• **Short task**
Output every line exactly as written. Leave out pictures.

>> start Data section

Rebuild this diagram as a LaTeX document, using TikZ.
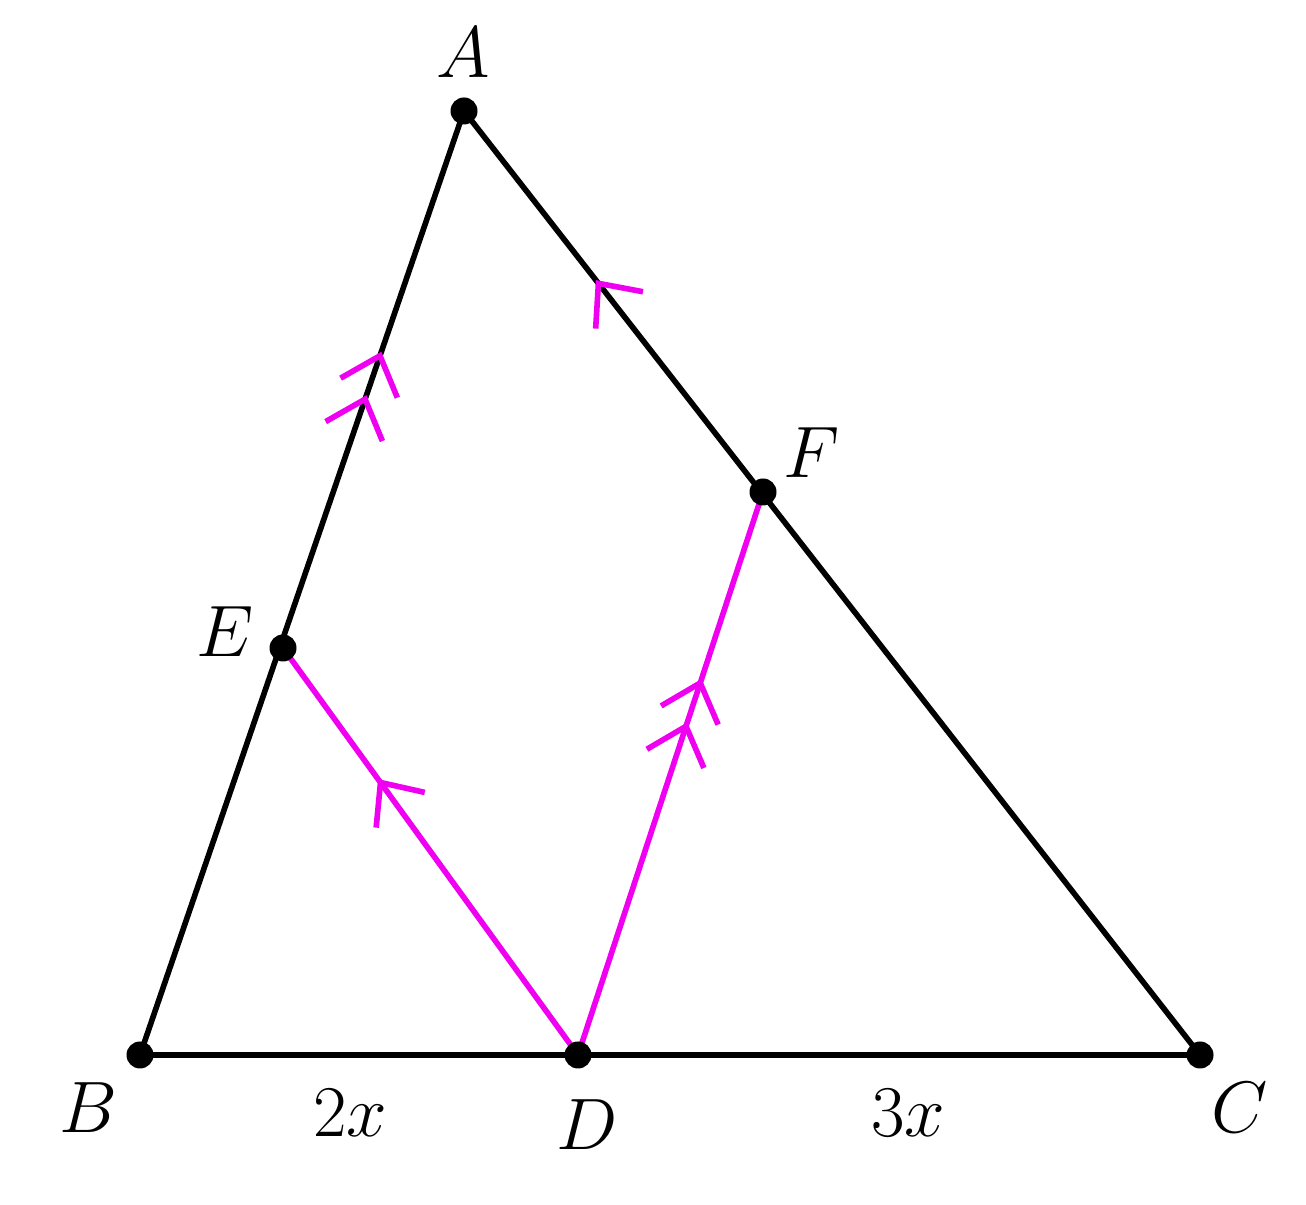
\documentclass[tikz,border=0pt]{standalone}
\usetikzlibrary{arrows.meta,decorations.markings}
\definecolor{parpink}{RGB}{240,0,240}
\tikzset{
  dot/.style={circle,fill=black,inner sep=0pt,minimum size=0.27cm},
  side/.style={line width=1.6pt,black},
  par/.style={line width=1.6pt,parpink},
  lbl/.style={font=\fontsize{21}{24}\selectfont},
  chev/.style={postaction={decorate,decoration={markings,
      mark=at position #1 with {\arrow[parpink,line width=1.6pt,line cap=round]{Straight Barb[length=3.4mm,width=6mm]}}}}},
}
\begin{document}
\begin{tikzpicture}
\useasboundingbox (0,0) rectangle (13.06,12.05);
\coordinate (A) at (4.64, 10.94);
\coordinate (B) at (1.40, 1.50);
\coordinate (C) at (12.00, 1.50);
\coordinate (D) at (5.78, 1.50);
\coordinate (E) at (2.83, 5.57);
\coordinate (F) at (7.63, 7.13);
% sides of the triangle
\draw[side] (B) -- (C);
\draw[side,chev=0.745,chev=0.699] (B) -- (A);
\draw[side,chev=0.821] (C) -- (A);
% parallels through D
\draw[par,chev=0.678] (D) -- (E);
\draw[par,chev=0.668,chev=0.591] (D) -- (F);
% points
\foreach \p in {A,B,C,D,E,F} \node[dot] at (\p) {};
\node[lbl] (lA) at (4.63, 11.52) {$A$};
\node[lbl] (lB) at (0.88, 0.97) {$B$};
\node[lbl] (lC) at (12.40, 0.97) {$C$};
\node[lbl] (lD) at (5.87, 0.80) {$D$};
\node[lbl] (lE) at (2.25, 5.73) {$E$};
\node[lbl] (lF) at (8.12, 7.52) {$F$};
\node[lbl] (bd) at (3.50, 0.92) {$2x$};
\node[lbl] (dc) at (9.08, 0.92) {$3x$};
\end{tikzpicture}
\end{document}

>> end Data section

• **Exercise solution**
Rebuild this diagram as a LaTeX document, using TikZ.
\documentclass[tikz,border=0pt]{standalone}
\usetikzlibrary{arrows.meta,decorations.markings}
\definecolor{parpink}{RGB}{240,0,240}
\tikzset{
  dot/.style={circle,fill=black,inner sep=0pt,minimum size=0.27cm},
  side/.style={line width=1.6pt,black},
  par/.style={line width=1.6pt,parpink},
  lbl/.style={font=\fontsize{21}{24}\selectfont},
  chev/.style={postaction={decorate,decoration={markings,
      mark=at position #1 with {\arrow[parpink,line width=1.6pt,line cap=round]{Straight Barb[length=3.4mm,width=6mm]}}}}},
}
\begin{document}
\begin{tikzpicture}
\useasboundingbox (0,0) rectangle (13.06,12.05);
\coordinate (A) at (4.64, 10.94);
\coordinate (B) at (1.40, 1.50);
\coordinate (C) at (12.00, 1.50);
\coordinate (D) at (5.78, 1.50);
\coordinate (E) at (2.83, 5.57);
\coordinate (F) at (7.63, 7.13);
% sides of the triangle
\draw[side] (B) -- (C);
\draw[side,chev=0.745,chev=0.699] (B) -- (A);
\draw[side,chev=0.821] (C) -- (A);
% parallels through D
\draw[par,chev=0.678] (D) -- (E);
\draw[par,chev=0.668,chev=0.591] (D) -- (F);
% points
\foreach \p in {A,B,C,D,E,F} \node[dot] at (\p) {};
\node[lbl] (lA) at (4.63, 11.52) {$A$};
\node[lbl] (lB) at (0.88, 0.97) {$B$};
\node[lbl] (lC) at (12.40, 0.97) {$C$};
\node[lbl] (lD) at (5.87, 0.80) {$D$};
\node[lbl] (lE) at (2.25, 5.73) {$E$};
\node[lbl] (lF) at (8.12, 7.52) {$F$};
\node[lbl] (bd) at (3.50, 0.92) {$2x$};
\node[lbl] (dc) at (9.08, 0.92) {$3x$};
\end{tikzpicture}
\end{document}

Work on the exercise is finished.